Tentu saja semakin banyak pemilu semakin banyak biaya
kampanye yang harus ditanggung partai politik dan calon. Semakin banyak
juga biaya saksi yang harus ditanggung. Biaya politik pun jadi berlipat.
Ketiga,
tiada pembatasan dana kampanye. Meskipun udang-undang pemilu membuat
banyak ketentuan tentang dana kampanye, namun sesungguhnya tidak ada
pembatasan dana kampanye.
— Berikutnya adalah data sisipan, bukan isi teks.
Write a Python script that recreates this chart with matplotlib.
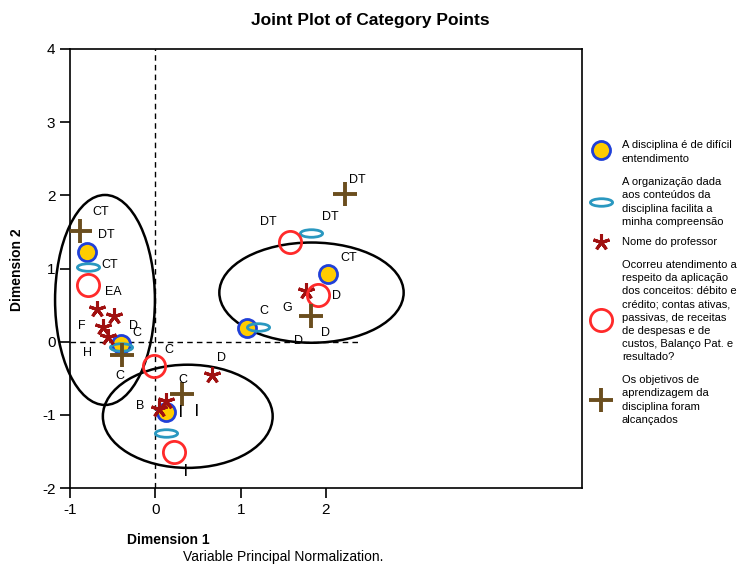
import matplotlib
matplotlib.use("Agg")
import matplotlib.pyplot as plt
from matplotlib.path import Path
from matplotlib.transforms import Affine2D
from matplotlib.patches import Ellipse
from matplotlib.lines import Line2D

plt.rcParams['font.family'] = ['Liberation Sans', 'DejaVu Sans']
plt.rcParams['axes.unicode_minus'] = False

# ---- data ----
difficult_x = [-0.80, -0.40, 0.13, 1.08, 2.02]
difficult_y = [1.23, -0.03, -0.96, 0.19, 0.93]

organiz_x = [-0.79, -0.40, 0.13, 1.20, 1.83]
organiz_y = [1.02, -0.07, -1.25, 0.20, 1.49]

professor_x = [-0.68, -0.49, -0.61, -0.56, 0.04, 0.13, 0.66, 1.76]
professor_y = [0.45, 0.35, 0.20, 0.06, -0.92, -0.81, -0.46, 0.69]

atendimento_x = [-0.79, -0.02, 0.22, 1.58, 1.91]
atendimento_y = [0.77, -0.33, -1.51, 1.36, 0.64]

objetivos_x = [-0.88, -0.39, 0.31, 2.22, 1.82]
objetivos_y = [1.51, -0.18, -0.72, 2.02, 0.35]

point_labels = ["CT", "DT", "CT", "EA", "F", "D", "C", "H", "C", "C", "C", "D", "B",
                "DT", "DT", "DT", "CT", "D", "C", "G", "D", "D", "ı", "ı", "ı"]
label_x = [-0.64, -0.58, -0.54, -0.49, -0.86, -0.25, -0.22, -0.79, -0.42, 0.16, 0.32, 0.78, -0.18,
           2.37, 1.32, 2.05, 2.27, 2.12, 1.27, 1.55, 1.68, 1.99, 0.30, 0.49, 0.36]
label_y = [1.77, 1.46, 1.05, 0.68, 0.21, 0.21, 0.12, -0.16, -0.47, -0.11, -0.52, -0.22, -0.88,
           2.21, 1.64, 1.70, 1.14, 0.62, 0.42, 0.46, 0.01, 0.12, -0.95, -0.93, -1.75]

# cluster ellipses: center x, center y, width, height
cluster_cx = [-0.59, 0.38, 1.83]
cluster_cy = [0.57, -1.02, 0.67]
cluster_w = [1.17, 1.99, 2.16]
cluster_h = [2.87, 1.41, 1.37]

x_ticks = [-1, 0, 1, 2]
y_ticks = [-2, -1, 0, 1, 2, 3, 4]

legend_labels = [
    "A disciplina é de difícil\nentendimento",
    "A organização dada\naos conteúdos da\ndisciplina facilita a\nminha compreensão",
    "Nome do professor",
    "Ocorreu atendimento a\nrespeito da aplicação\ndos conceitos: débito e\ncrédito; contas ativas,\npassivas, de receitas\nde despesas e de\ncustos, Balanço Pat. e\nresultado?",
    "Os objetivos de\naprendizagem da\ndisciplina foram\nalcançados",
]

# ---- styles ----
ell_marker = Path.unit_circle().transformed(Affine2D().scale(1.0, 0.34))
styles = [
    dict(marker='o', markersize=13, markerfacecolor='#FFCC00', markeredgecolor='#2040D8', markeredgewidth=2),
    dict(marker=ell_marker, markersize=16, markerfacecolor='none', markeredgecolor='#2A98C0', markeredgewidth=2),
    dict(marker=(5, 2, 0), markersize=12, markerfacecolor='#A01010', markeredgecolor='#A01010', markeredgewidth=2.2),
    dict(marker='o', markersize=16, markerfacecolor='none', markeredgecolor='#FF2A2A', markeredgewidth=2),
    dict(marker='+', markersize=17, markerfacecolor='none', markeredgecolor='#6B4E1E', markeredgewidth=2.8),
]

fig = plt.figure(figsize=(7.37, 5.65), dpi=100)
ax = fig.add_axes([70/737, 1 - 488/565, 512/737, 439/565])
ax.set_xlim(-1, 5)
ax.set_ylim(-2, 4)

# reference lines
ax.axvline(0, color='black', lw=1, ls=(0, (4, 3)), zorder=1)
ax.plot([-1, 2.37], [0, 0], color='black', lw=1, ls=(0, (4, 3)), zorder=1)

series = [(difficult_x, difficult_y), (organiz_x, organiz_y), (professor_x, professor_y),
          (atendimento_x, atendimento_y), (objetivos_x, objetivos_y)]
for (xs, ys), st in zip(series, styles):
    ax.plot(xs, ys, linestyle='none', zorder=3, **st)

for cx, cy, w, h in zip(cluster_cx, cluster_cy, cluster_w, cluster_h):
    ax.add_patch(Ellipse((cx, cy), w, h, fill=False, edgecolor='black', lw=1.8, zorder=2, clip_on=False))

for t, lx, ly in zip(point_labels, label_x, label_y):
    if t == "ı":
        ax.text(lx, ly, "|", fontsize=9, fontweight='bold', ha='center', va='center', color='black', zorder=4)
    else:
        ax.text(lx, ly, t, fontsize=9, ha='center', va='center', color='black', zorder=4)

ax.set_xticks(x_ticks)
ax.set_yticks(y_ticks)
ax.tick_params(axis='both', labelsize=11, length=7, width=1.2, direction='out')
for s in ax.spines.values():
    s.set_linewidth(1.2)

fig.text(370/737, 1 - 20/565, "Joint Plot of Category Points", fontsize=12.5, fontweight='bold',
         ha='center', va='center')
fig.text(17/737, 1 - 270/565, "Dimension 2", fontsize=10, fontweight='bold', rotation=90,
         ha='center', va='center')
fig.text(168/737, 1 - 540/565, "Dimension 1", fontsize=10, fontweight='bold', ha='center', va='center')
fig.text(283/737, 1 - 557/565, "Variable Principal Normalization.", fontsize=10, ha='center', va='center')

# legend (manual)
marker_py = [150, 202, 242, 320, 400]
text_py = [152, 202, 242, 311, 400]
for lab, st, mpy, tpy in zip(legend_labels, styles, marker_py, text_py):
    fig.add_artist(Line2D([601/737], [1 - mpy/565], transform=fig.transFigure, linestyle='none', **st))
    fig.text(622/737, 1 - tpy/565, lab, fontsize=8.0, ha='left', va='center', linespacing=1.38)

fig.savefig("out.png", dpi=100)
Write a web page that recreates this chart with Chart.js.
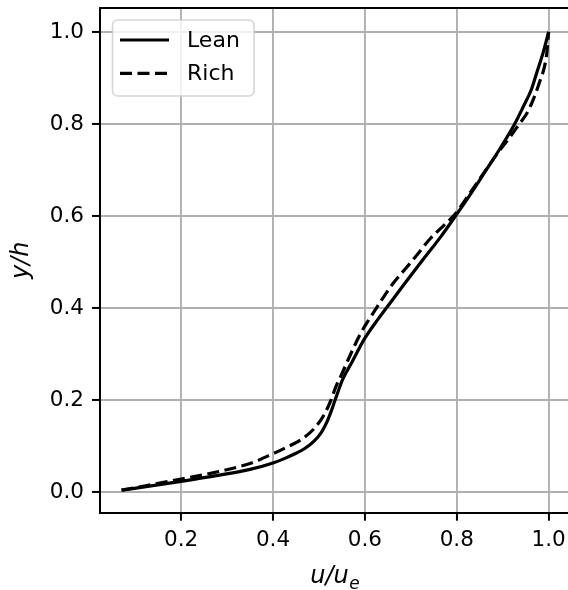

Undang-undang pemilu menyebut adanya
pembatasan sumbangan perseorangan dan perusahaan, tetapi karena
sumbangan calon dan partai politik tidak dibatasi, maka kententuan itu
jadi tak berarti.
Ketiadaannya pembatasan belanja kampanye (baik
secara nominal, metode, maupun peralatan), mendorong partai politik dan
calon melakukan kampanye besar-besaran. Mereka percaya rumus sederhana:
siapa yang berkampanye intensif dan masif, maka mereka akan meraih
kursi.
Nah, biaya politik yang demikian tinggi itulah yang harus
ditanggung partai politik dan kader-kadernya yang duduk di legislatif
maupun eksekutif. Pertama, mereka harus mengumpulkan uang untuk membayar
utang dari pemilu yang lalu. Kedua, mereka juga harus mengumpulkan uang
untuk persiapan pemilu yang akan datang. Dari mana mereka mendapatkan
uang jika tidak memanfaatkan jabatan yang didudukinya?